Es sieht ganz danach aus. Es war ja so, dass es am Ende eine Abschlusserklärung gab, in der zwei Positionen unversöhnlich nebeneinanderstehen. Da steht zum einen die Position von EU und USA, dass sie andere Themen mitaufnehmen wollen, und die Position der Entwicklungsländer – d.h. man konnte sich nicht einigen. Da stehen halt zwei unterschiedliche Positionen drin, und jetzt ist die große Frage, ob überhaupt noch weitergemacht wird. Es kann natürlich sein, dass auch in zwei Jahren bei der nächsten WTO-Konferenz weiter darüber verhandelt wird, aber wenn man de facto den Entwicklungsländern nicht entgegenkommt, dann führt die Doha-Runde in gewisser Weise das Daseins eines Zombies.


[«1] Die „Doha-Entwicklungsrunde“ der WO-Mitgliedsländer begann im November 2001 in Doha, der Hauptstadt von Katar.
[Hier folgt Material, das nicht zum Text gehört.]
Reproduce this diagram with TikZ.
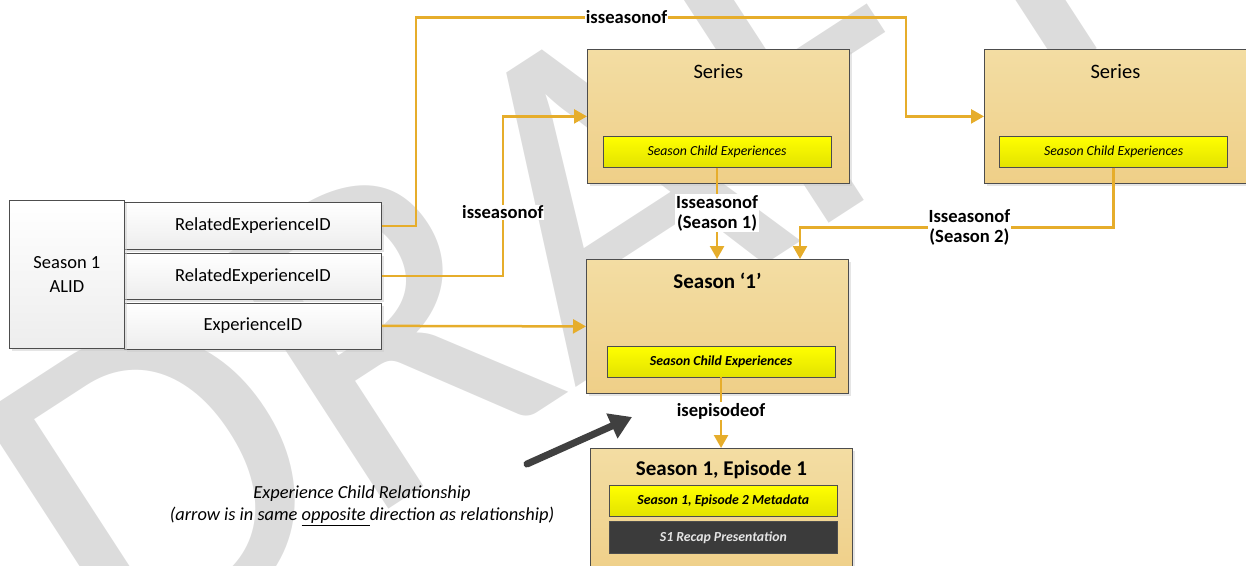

Angestrebt wurde, eine stärkere Liberalisierung des Welthandels mit einer Verringerung des wirtschaftlichen Rückstands der Entwicklungsländer zu verbinden. Die WTO-Konferenz 2003 in Cancún (Mexiko) und auch spätere WTO-Konferenzen erreichten wegen der großen Differenzen zwischen Industrie- und Entwicklungsländern im Hinblick auf Agrarthemen jedoch nie einen Durchbruch. Manche Beobachter sehen ein Ende der „Doha-Entwicklungsrunde“ kommen.